Controlling the free volume of type Ⅲ porous liquids by tailoring solvent for enhanced CO2 capture

Abstract

Porous liquids (PLs) are an emerging class of liquid materials that combine the porosity of solids with the fluidity of liquids, showing great potential in carbon dioxide (CO2) capture. Meanwhile, understanding the factors that govern CO2 absorption is critical to development of high-capacity PLs. Based on this, we report two novel 1,8-diazabicyclo[7.7.2]dec-7-ene (DBU) based PLs by comprising ZIF-8 porous framework in two ionic liquids (ILs) – DBU-2-Methylimidazole ([DBUH][2-MeIm], IL1) and DBU-Acetic acid ([DBUH][AC], IL2). Their physicochemical properties and CO2 absorption mechanisms are studied by combining spectroscopic investigations, molecular dynamics simulations and quantitative calculations. The research objective is to create a fundamental understanding of how IL enables PL formation and shows the higher efficiency for CO2 capture. The results show that ZIF-8 can be uniformly dispersed in IL1 through non-covalent interaction.
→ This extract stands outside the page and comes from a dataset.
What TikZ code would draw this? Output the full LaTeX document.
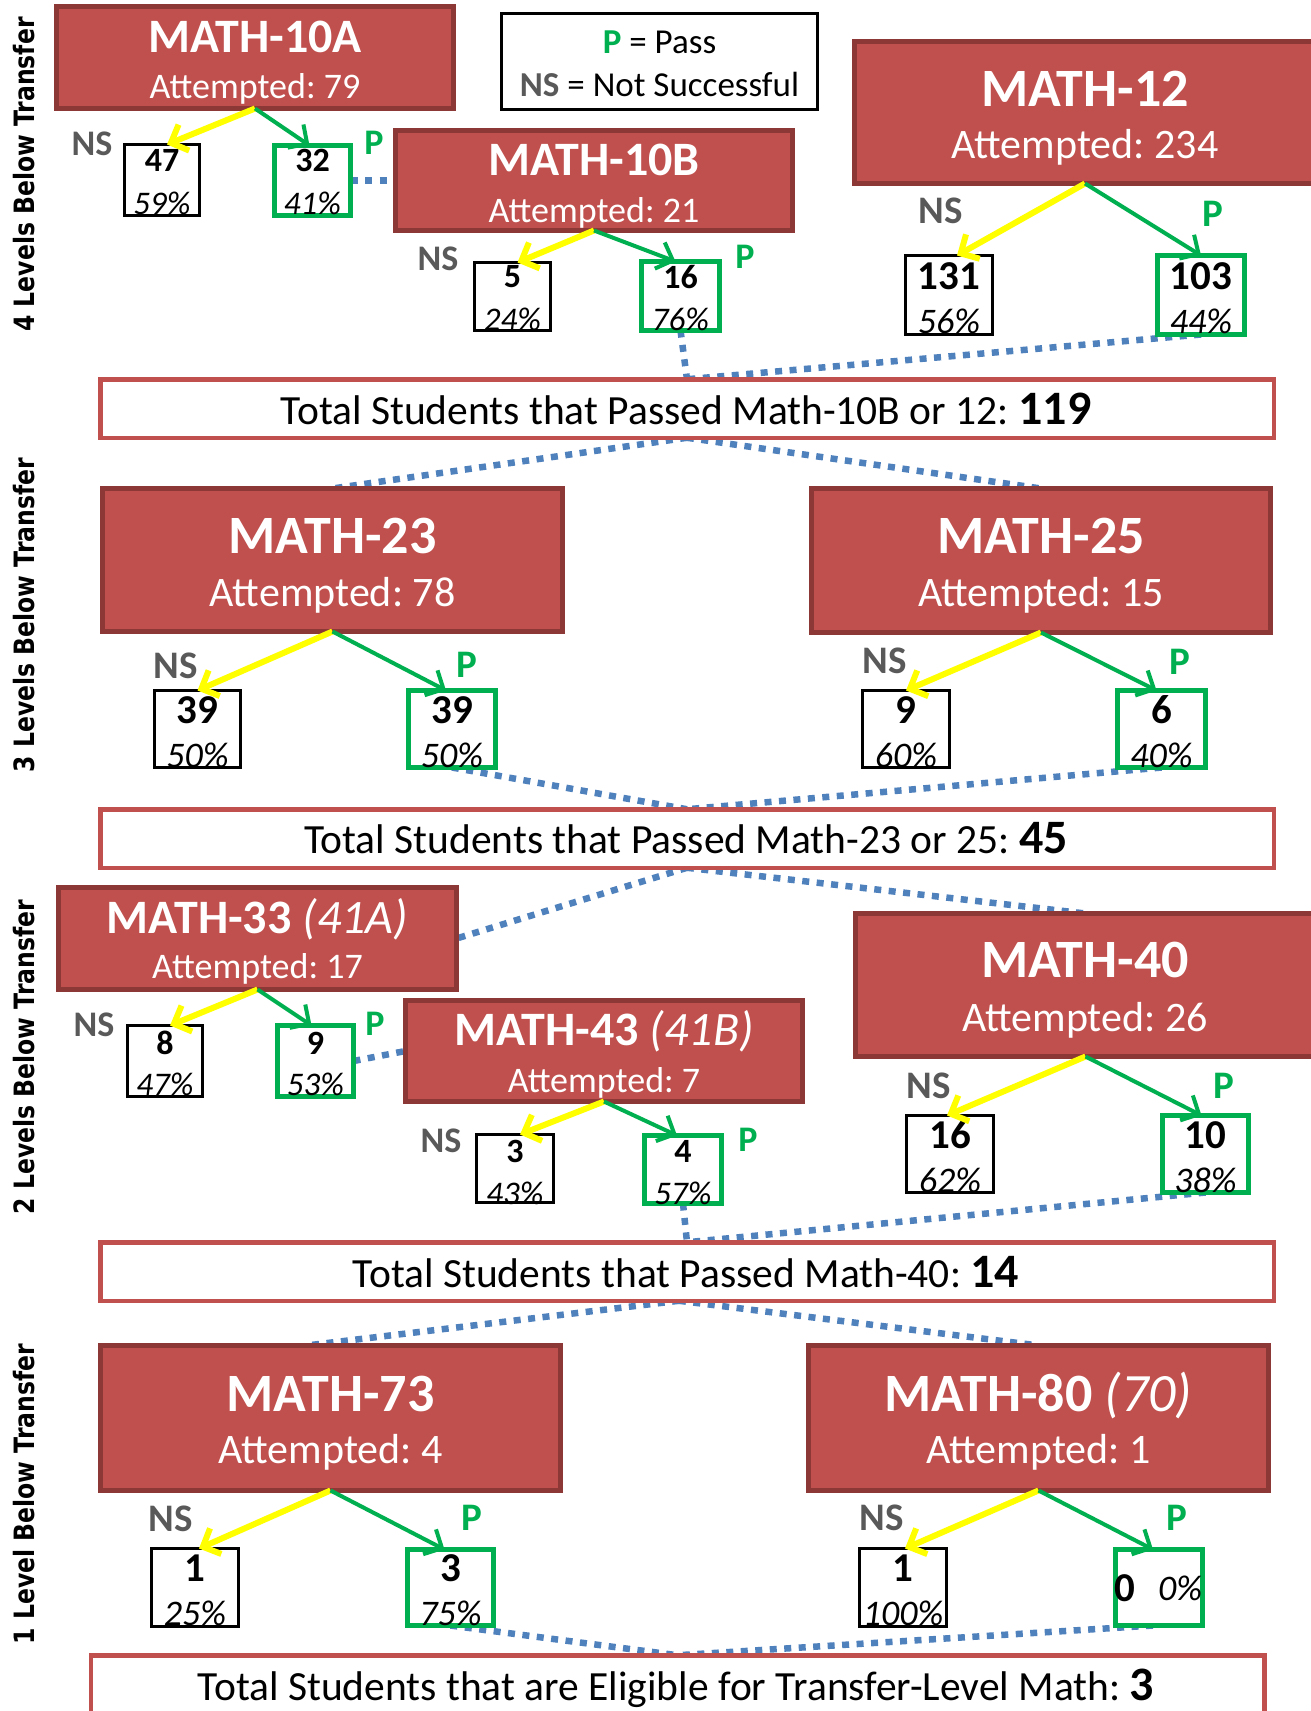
\documentclass[tikz,border=0pt]{standalone}
\usepackage{fontspec}
\usepackage{graphicx}
\setmainfont{Carlito}
\newfontfamily\lvlfont{DejaVu Sans}
\usetikzlibrary{arrows.meta}
\definecolor{redfill}{HTML}{C0504D}
\definecolor{redborder}{HTML}{8C3836}
\definecolor{pgreen}{HTML}{00B050}
\definecolor{nsgray}{HTML}{595959}
\definecolor{dotblue}{HTML}{4F81BD}
\definecolor{nsyellow}{HTML}{FFFF00}
\pgfdeclarelayer{bg}
\pgfsetlayers{bg,main}
\frenchspacing
\tikzset{
  redbox/.style={draw=redborder, fill=redfill, line width=5pt, inner sep=0pt, outer sep=0pt},
  totbox/.style={draw=redfill, fill=white, line width=4.5pt, inner sep=0pt, outer sep=0pt, minimum width=1173.5pt, minimum height=58.5pt},
  nsbox/.style={draw=black, fill=white, line width=3pt, inner sep=0pt, outer sep=0pt},
  pbox/.style={draw=pgreen, fill=white, line width=5pt, inner sep=0pt, outer sep=0pt},
  legbox/.style={draw=black, fill=white, line width=3pt, inner sep=0pt, outer sep=0pt},
  ttlL/.style={font=\fontsize{54}{54}\selectfont\bfseries, text=white, anchor=base, inner sep=0pt},
  ttlS/.style={font=\fontsize{48}{48}\selectfont\bfseries, text=white, anchor=base, inner sep=0pt},
  attL/.style={font=\fontsize{42}{42}\selectfont, text=white, anchor=base, inner sep=0pt},
  attS/.style={font=\fontsize{36}{36}\selectfont, text=white, anchor=base, inner sep=0pt},
  numL/.style={font=\fontsize{41}{41}\selectfont\bfseries, inner sep=0pt},
  pctL/.style={font=\fontsize{36}{36}\selectfont\itshape, inner sep=0pt},
  numS/.style={font=\fontsize{34}{34}\selectfont\bfseries, inner sep=0pt},
  pctS/.style={font=\fontsize{33}{33}\selectfont\itshape, inner sep=0pt},
  nslblL/.style={font=\fontsize{39}{39}\selectfont\bfseries, text=nsgray, inner sep=0pt},
  plblL/.style={font=\fontsize{39}{39}\selectfont\bfseries, text=pgreen, inner sep=0pt},
  nslblS/.style={font=\fontsize{36}{36}\selectfont\bfseries, text=nsgray, inner sep=0pt},
  plblS/.style={font=\fontsize{36}{36}\selectfont\bfseries, text=pgreen, inner sep=0pt},
  tottext/.style={font=\fontsize{41.5}{41.5}\selectfont, anchor=base, inner sep=0pt},
  lvltext/.style={font=\lvlfont\bfseries\fontsize{28}{28}\selectfont, rotate=90, inner sep=0pt},
  legtext/.style={font=\fontsize{35}{35}\selectfont, anchor=base, inner sep=0pt},
  bluedots/.style={draw=dotblue, line width=6.5pt, dash pattern=on 7pt off 7.5pt},
  nsarrow/.style={draw=nsyellow, line width=6pt, -{Straight Barb[length=14pt,width=28pt]}},
  parrow/.style={draw=pgreen, line width=4pt, -{Straight Barb[length=14pt,width=28pt]}},
}
\newcommand{\bignum}[1]{{\bfseries\fontsize{48}{48}\selectfont #1}}
\begin{document}
\begin{tikzpicture}[x=1pt,y=-1pt]
\clip (0,0) rectangle (1311,1711);

% level labels
\node[lvltext] (lv4) at (24,174.5) {\scalebox{0.84}[1]{4 Levels Below Transfer}};
\node[lvltext] (lv3) at (24,615) {\scalebox{0.84}[1]{3 Levels Below Transfer}};
\node[lvltext] (lv2) at (24,1057) {\scalebox{0.84}[1]{2 Levels Below Transfer}};
\node[lvltext] (lv1) at (24,1494) {\scalebox{0.84}[1]{1 Level Below Transfer}};

% legend
\node[legbox, minimum width=316pt, minimum height=96pt] (leg) at (659.5,61.5) {};
\node[legtext] (legp) at (659.5,53) {{\bfseries\color{pgreen}P} = Pass};
\node[legtext] (legns) at (659.5,96) {{\bfseries\color{nsgray}NS} = Not Successful};

% course boxes
\node[redbox, minimum width=397pt, minimum height=102pt] (m10a) at (255,57.5) {};
\node[redbox, minimum width=397pt, minimum height=100pt] (m10b) at (594,180.5) {};
\node[redbox, minimum width=461pt, minimum height=142pt] (m12) at (1085,112.5) {};
\node[redbox, minimum width=460pt, minimum height=143pt] (m23) at (332.5,560) {};
\node[redbox, minimum width=459pt, minimum height=144pt] (m25) at (1041,560.5) {};
\node[redbox, minimum width=398pt, minimum height=102pt] (m33) at (257.5,938.5) {};
\node[redbox, minimum width=397pt, minimum height=101pt] (m43) at (604,1051) {};
\node[redbox, minimum width=460pt, minimum height=143pt] (m40) at (1085.5,985) {};
\node[redbox, minimum width=460pt, minimum height=145pt] (m73) at (330.5,1418) {};
\node[redbox, minimum width=460pt, minimum height=145pt] (m80) at (1038.5,1418) {};

\node[ttlS] (m10at) at (255,52) {MATH-10A};
\node[attS] (m10aa) at (255,98) {Attempted: 79};
\node[ttlS] (m10bt) at (594,175) {MATH-10B};
\node[attS] (m10ba) at (594,222) {Attempted: 21};
\node[ttlL] (m12t) at (1085,106) {MATH-12};
\node[attL] (m12a) at (1085,158) {Attempted: 234};
\node[ttlL] (m23t) at (332.5,553) {MATH-23};
\node[attL] (m23a) at (332.5,606) {Attempted: 78};
\node[ttlL] (m25t) at (1041,553) {MATH-25};
\node[attL] (m25a) at (1041,606) {Attempted: 15};
\node[ttlS] (m33t) at (257.5,933) {MATH-33 {\mdseries\itshape (41A)}};
\node[attS] (m33a) at (257.5,978) {Attempted: 17};
\node[ttlS] (m43t) at (604,1045) {MATH-43 {\mdseries\itshape (41B)}};
\node[attS] (m43a) at (604,1092) {Attempted: 7};
\node[ttlL] (m40t) at (1085,977) {MATH-40};
\node[attL] (m40a) at (1085,1031) {Attempted: 26};
\node[ttlL] (m73t) at (330.5,1411) {MATH-73};
\node[attL] (m73a) at (330.5,1463) {Attempted: 4};
\node[ttlL] (m80t) at (1038.5,1411) {MATH-80 {\mdseries\itshape (70)}};
\node[attL] (m80a) at (1038.5,1463) {Attempted: 1};

% total boxes
\node[totbox] (t1) at (687,408.5) {};
\node[totbox] (t2) at (687,838.5) {};
\node[totbox] (t3) at (687,1271.5) {};
\node[totbox, minimum height=60.5pt] (t4) at (677.5,1685.5) {};
\node[tottext] (t1x) at (686,424) {Total Students that Passed Math-10B or 12: \bignum{119}};
\node[tottext] (t2x) at (686,853) {Total Students that Passed Math-23 or 25: \bignum{45}};
\node[tottext] (t3x) at (686,1287) {Total Students that Passed Math-40: \bignum{14}};
\node[tottext] (t4x) at (676,1700) {Total Students that are Eligible for Transfer-Level Math: \bignum{3}};

% outcome boxes
\node[nsbox, minimum width=75pt, minimum height=71pt] (b47) at (162,180) {};
\node[pbox, minimum width=76pt, minimum height=70pt] (b32) at (312.5,180.5) {};
\node[nsbox, minimum width=76pt, minimum height=68pt] (b5) at (512.5,296.5) {};
\node[pbox, minimum width=78pt, minimum height=69pt] (b16) at (680.5,296) {};
\node[nsbox, minimum width=87pt, minimum height=79pt] (b131) at (949,295) {};
\node[pbox, minimum width=87pt, minimum height=79pt] (b103) at (1201,295) {};
\node[nsbox, minimum width=86pt, minimum height=77pt] (b39n) at (197.5,729) {};
\node[pbox, minimum width=87pt, minimum height=77pt] (b39p) at (452,729) {};
\node[nsbox, minimum width=87pt, minimum height=77pt] (b9) at (906,729) {};
\node[pbox, minimum width=88pt, minimum height=77pt] (b6) at (1161.5,729) {};
\node[nsbox, minimum width=75pt, minimum height=71pt] (b8) at (165,1061) {};
\node[pbox, minimum width=76pt, minimum height=71pt] (b9p) at (315.5,1061) {};
\node[nsbox, minimum width=77pt, minimum height=68pt] (b3) at (515,1168.5) {};
\node[pbox, minimum width=77pt, minimum height=68pt] (b4) at (683,1169.5) {};
\node[nsbox, minimum width=87pt, minimum height=77pt] (b16b) at (950,1154) {};
\node[pbox, minimum width=86pt, minimum height=77pt] (b10) at (1205.5,1154) {};
\node[nsbox, minimum width=87pt, minimum height=78pt] (b1) at (195,1587.5) {};
\node[pbox, minimum width=86pt, minimum height=76pt] (b3b) at (450.5,1587.5) {};
\node[nsbox, minimum width=87pt, minimum height=78pt] (b1c) at (903,1587.5) {};
\node[pbox, minimum width=87pt, minimum height=76pt] (b0) at (1159,1587.5) {};

% numbers and percentages
\node[numS] (n47) at (162,160) {47};
\node[pctS] (q47) at (162,203) {59\%};
\node[numS] (n32) at (312.5,160) {32};
\node[pctS] (q32) at (312.5,203) {41\%};
\node[numS] (n5) at (512.5,277) {5};
\node[pctS] (q5) at (512.5,319) {24\%};
\node[numS] (n16) at (680.5,277) {16};
\node[pctS] (q16) at (680.5,319) {76\%};
\node[numL] (n131) at (949,276) {131};
\node[pctL] (q131) at (949,321) {56\%};
\node[numL] (n103) at (1201,276) {103};
\node[pctL] (q103) at (1201,321) {44\%};
\node[numL] (n39n) at (197.5,710) {39};
\node[pctL] (q39n) at (197.5,755) {50\%};
\node[numL] (n39p) at (452,710) {39};
\node[pctL] (q39p) at (452,755) {50\%};
\node[numL] (n9) at (906,710) {9};
\node[pctL] (q9) at (906,755) {60\%};
\node[numL] (n6) at (1161.5,710) {6};
\node[pctL] (q6) at (1161.5,755) {40\%};
\node[numS] (n8) at (165,1043) {8};
\node[pctS] (q8) at (165,1084) {47\%};
\node[numS] (n9p) at (315.5,1043) {9};
\node[pctS] (q9p) at (315.5,1084) {53\%};
\node[numS] (n3) at (515,1151) {3};
\node[pctS] (q3) at (515,1193) {43\%};
\node[numS] (n4) at (683,1151) {4};
\node[pctS] (q4) at (683,1193) {57\%};
\node[numL] (n16b) at (950,1135) {16};
\node[pctL] (q16b) at (950,1180) {62\%};
\node[numL] (n10) at (1205.5,1135) {10};
\node[pctL] (q10) at (1205.5,1180) {38\%};
\node[numL] (n1) at (195,1568) {1};
\node[pctL] (q1) at (195,1613) {25\%};
\node[numL] (n3b) at (450.5,1568) {3};
\node[pctL] (q3b) at (450.5,1613) {75\%};
\node[numL] (n1c) at (903,1568) {1};
\node[pctL] (q1c) at (903,1613) {100\%};
\node[numL] (n0) at (1125,1588) {0};
\node[pctL] (q0) at (1180,1588) {0\%};

% NS / P labels
\node[nslblS] (l10an) at (92,144) {NS};
\node[plblS] (l10ap) at (374,143) {P};
\node[nslblS] (l10bn) at (438,259) {NS};
\node[plblS] (l10bp) at (745,257) {P};
\node[nslblL] (l12n) at (941,211) {NS};
\node[plblL] (l12p) at (1213,214) {P};
\node[nslblL] (l23n) at (176,666) {NS};
\node[plblL] (l23p) at (467,665) {P};
\node[nslblL] (l25n) at (885,661) {NS};
\node[plblL] (l25p) at (1180,662) {P};
\node[nslblS] (l33n) at (94,1025) {NS};
\node[plblS] (l33p) at (375,1024) {P};
\node[nslblS] (l43n) at (441,1141) {NS};
\node[plblS] (l43p) at (748,1140) {P};
\node[nslblL] (l40n) at (929,1086) {NS};
\node[plblL] (l40p) at (1224,1086) {P};
\node[nslblL] (l73n) at (171,1519) {NS};
\node[plblL] (l73p) at (472,1518) {P};
\node[nslblL] (l80n) at (882,1518) {NS};
\node[plblL] (l80p) at (1177,1518) {P};

% outcome arrows
\draw[nsarrow] (m10a.south) -- ([xshift=5pt]b47.north);
\draw[parrow] (m10a.south) -- ([xshift=-3pt]b32.north);
\draw[nsarrow] (m10b.south) -- ([xshift=5pt]b5.north);
\draw[parrow] (m10b.south) -- ([xshift=-5pt]b16.north);
\draw[nsarrow] (m12.south) -- ([xshift=8pt]b131.north);
\draw[parrow] (m12.south) -- (b103.north);
\draw[nsarrow] (m23.south) -- (b39n.north);
\draw[parrow] (m23.south) -- ([xshift=-6pt]b39p.north);
\draw[nsarrow] (m25.south) -- (b9.north);
\draw[parrow] (m25.south) -- ([xshift=-5pt]b6.north);
\draw[nsarrow] (m33.south) -- ([xshift=5pt]b8.north);
\draw[parrow] (m33.south) -- ([xshift=-4pt]b9p.north);
\draw[nsarrow] (m43.south) -- ([xshift=5pt]b3.north);
\draw[parrow] (m43.south) -- ([xshift=-6pt]b4.north);
\draw[nsarrow] (m40.south) -- ([xshift=-3pt]b16b.north);
\draw[parrow] (m40.south) -- ([xshift=-4pt]b10.north);
\draw[nsarrow] (m73.south) -- ([xshift=4pt]b1.north);
\draw[parrow] (m73.south) -- ([xshift=-6pt]b3b.north);
\draw[nsarrow] (m80.south) -- ([xshift=2pt]b1c.north);
\draw[parrow] (m80.south) -- ([xshift=-6pt]b0.north);

% dotted flow connectors
\begin{pgfonlayer}{bg}
\fill[white] (0,0) rectangle (1311,1711);
\draw[bluedots] (b32.east) -- (m10b.west);
\draw[bluedots] (b16.south) -- (t1.north);
\draw[bluedots] (b103.south) -- (t1.north);
\draw[bluedots] (t1.south) -- (m23.north);
\draw[bluedots] (t1.south) -- (m25.north);
\draw[bluedots] (b39p.south) -- (t2.north);
\draw[bluedots] (b6.south) -- (t2.north);
\draw[bluedots] (t2.south) -- (m33.east);
\draw[bluedots] (t2.south) -- (m40.north);
\draw[bluedots] (b9p.east) -- (m43.west);
\draw[bluedots] (b4.south) -- (t3.north);
\draw[bluedots] (b10.south) -- (t3.north);
\draw[bluedots] ([xshift=-8pt]t3.south) -- ([xshift=-24pt]m73.north);
\draw[bluedots] ([xshift=-8pt]t3.south) -- (m80.north);
\draw[bluedots] (b3b.south) -- (t4.north);
\draw[bluedots] ([xshift=-6pt]b0.south) -- (t4.north);
\end{pgfonlayer}
\end{tikzpicture}
\end{document}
The formed PL1 has better fluidity, containing the greater free volumes of CO2 transmission and storage as well as more efficient absorption active sites, which endow PL1 with excellent CO2 absorption capacity. And the CO2 absorption of PL1 is a combination of physical adsorption through van der Waals interaction and reversible chemical absorption, so the cyclic absorption can be achieved by adjusting temperature and pressure. Moreover, the synergistic effect between the absorption active sites of PLs and the nano-confined spaces of the interface between ILs and ZIF-8 in PLs is identified as a powerful internal driving force for the improvement of CO2 absorption capacity. This work will pave the way for the rational design of novel PLs for industrial CO2 capture.